■ Exercise aim
Search the material below for the string "this" and extract each line that has it.

■ Listed entries
======
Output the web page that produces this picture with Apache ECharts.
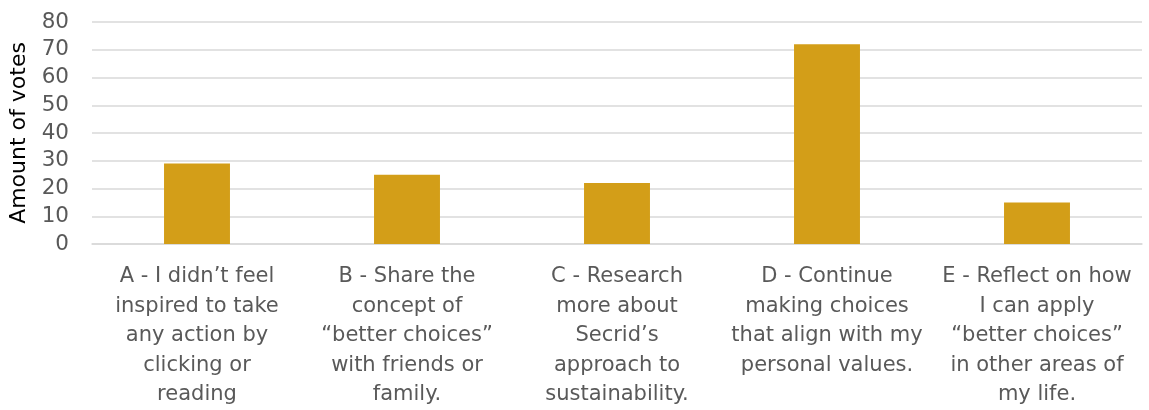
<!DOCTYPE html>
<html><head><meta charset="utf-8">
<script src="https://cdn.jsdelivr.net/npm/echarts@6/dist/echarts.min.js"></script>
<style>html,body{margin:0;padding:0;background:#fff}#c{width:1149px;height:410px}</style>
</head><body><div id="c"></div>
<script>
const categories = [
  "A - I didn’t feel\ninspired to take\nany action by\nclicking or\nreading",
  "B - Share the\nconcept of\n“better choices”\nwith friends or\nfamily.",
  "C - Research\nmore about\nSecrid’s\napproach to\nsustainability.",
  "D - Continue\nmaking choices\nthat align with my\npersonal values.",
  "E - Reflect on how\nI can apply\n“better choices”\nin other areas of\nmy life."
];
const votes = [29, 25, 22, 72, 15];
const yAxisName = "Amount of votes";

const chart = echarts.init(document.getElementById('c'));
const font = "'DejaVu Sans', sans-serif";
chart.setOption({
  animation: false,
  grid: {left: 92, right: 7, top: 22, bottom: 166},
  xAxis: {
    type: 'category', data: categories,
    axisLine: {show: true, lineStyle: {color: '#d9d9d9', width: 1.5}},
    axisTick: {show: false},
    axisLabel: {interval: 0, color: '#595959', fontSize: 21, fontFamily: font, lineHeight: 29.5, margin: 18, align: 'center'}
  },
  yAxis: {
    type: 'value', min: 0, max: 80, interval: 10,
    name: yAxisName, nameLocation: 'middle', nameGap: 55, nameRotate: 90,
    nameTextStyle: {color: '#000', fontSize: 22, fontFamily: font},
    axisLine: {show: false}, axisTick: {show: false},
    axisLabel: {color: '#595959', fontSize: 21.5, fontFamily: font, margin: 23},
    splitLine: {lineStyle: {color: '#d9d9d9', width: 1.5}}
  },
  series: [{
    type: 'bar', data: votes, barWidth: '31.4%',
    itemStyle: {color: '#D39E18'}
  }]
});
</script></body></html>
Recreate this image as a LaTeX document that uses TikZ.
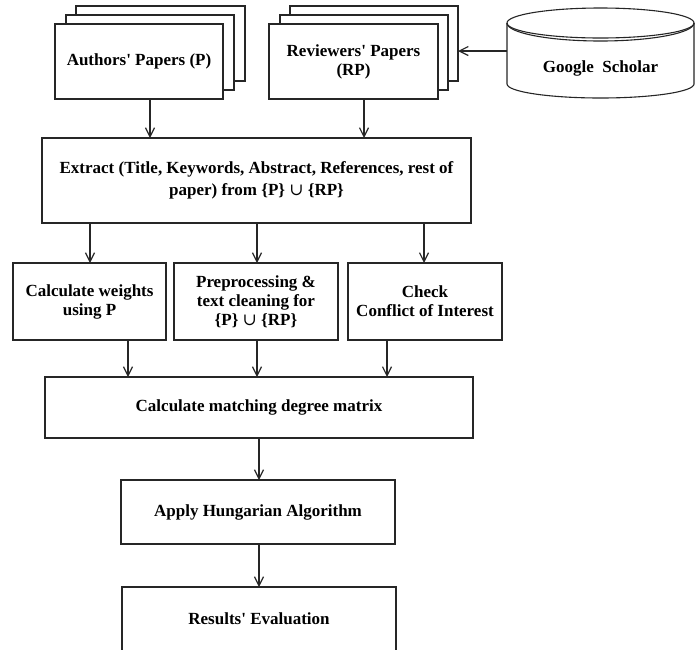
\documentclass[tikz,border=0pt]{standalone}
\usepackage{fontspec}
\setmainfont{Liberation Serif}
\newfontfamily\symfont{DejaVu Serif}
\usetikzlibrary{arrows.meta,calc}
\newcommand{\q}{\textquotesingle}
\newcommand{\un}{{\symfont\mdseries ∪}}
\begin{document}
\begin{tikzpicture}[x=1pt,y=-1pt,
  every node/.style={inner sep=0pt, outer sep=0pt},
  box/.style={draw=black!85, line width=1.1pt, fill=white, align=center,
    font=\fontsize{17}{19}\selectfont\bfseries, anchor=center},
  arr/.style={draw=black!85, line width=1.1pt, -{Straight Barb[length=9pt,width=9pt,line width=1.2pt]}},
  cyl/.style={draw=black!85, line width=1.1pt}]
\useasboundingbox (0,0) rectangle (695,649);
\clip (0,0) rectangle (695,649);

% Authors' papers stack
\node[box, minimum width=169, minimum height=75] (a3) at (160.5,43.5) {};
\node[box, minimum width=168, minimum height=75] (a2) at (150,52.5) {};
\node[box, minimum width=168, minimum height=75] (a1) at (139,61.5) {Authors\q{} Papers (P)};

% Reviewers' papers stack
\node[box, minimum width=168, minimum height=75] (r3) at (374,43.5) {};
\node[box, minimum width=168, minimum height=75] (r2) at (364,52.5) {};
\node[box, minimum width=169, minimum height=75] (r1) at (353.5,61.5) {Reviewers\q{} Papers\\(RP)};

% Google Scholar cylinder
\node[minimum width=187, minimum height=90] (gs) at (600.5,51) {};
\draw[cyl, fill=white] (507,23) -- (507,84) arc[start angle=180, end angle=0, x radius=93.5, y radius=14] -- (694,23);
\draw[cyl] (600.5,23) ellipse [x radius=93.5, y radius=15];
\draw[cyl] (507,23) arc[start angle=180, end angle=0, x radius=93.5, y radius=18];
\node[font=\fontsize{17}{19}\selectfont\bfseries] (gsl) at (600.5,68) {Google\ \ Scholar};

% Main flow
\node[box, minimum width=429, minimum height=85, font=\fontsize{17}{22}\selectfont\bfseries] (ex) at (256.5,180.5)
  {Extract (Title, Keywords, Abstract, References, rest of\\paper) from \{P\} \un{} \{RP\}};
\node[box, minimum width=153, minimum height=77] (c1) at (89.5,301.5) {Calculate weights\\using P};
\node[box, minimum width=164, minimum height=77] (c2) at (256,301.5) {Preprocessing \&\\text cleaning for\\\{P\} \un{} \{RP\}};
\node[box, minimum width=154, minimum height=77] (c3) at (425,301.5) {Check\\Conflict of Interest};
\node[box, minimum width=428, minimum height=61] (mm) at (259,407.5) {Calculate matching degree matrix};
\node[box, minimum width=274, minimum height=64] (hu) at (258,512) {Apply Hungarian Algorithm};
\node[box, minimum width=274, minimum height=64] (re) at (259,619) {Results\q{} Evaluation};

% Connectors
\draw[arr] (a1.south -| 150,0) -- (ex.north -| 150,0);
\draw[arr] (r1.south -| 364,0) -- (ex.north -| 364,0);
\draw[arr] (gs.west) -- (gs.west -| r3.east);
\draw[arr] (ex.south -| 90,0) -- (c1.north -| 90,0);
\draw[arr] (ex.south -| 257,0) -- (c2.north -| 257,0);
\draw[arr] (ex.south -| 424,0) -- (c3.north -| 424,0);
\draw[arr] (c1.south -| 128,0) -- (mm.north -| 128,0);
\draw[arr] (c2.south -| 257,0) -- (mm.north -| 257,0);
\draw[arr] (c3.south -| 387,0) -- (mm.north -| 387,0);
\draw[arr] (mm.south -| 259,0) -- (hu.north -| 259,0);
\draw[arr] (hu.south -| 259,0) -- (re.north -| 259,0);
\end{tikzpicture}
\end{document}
======
■ Response
Output the web page that produces this picture with Apache ECharts.
Recreate this image as a LaTeX document that uses TikZ.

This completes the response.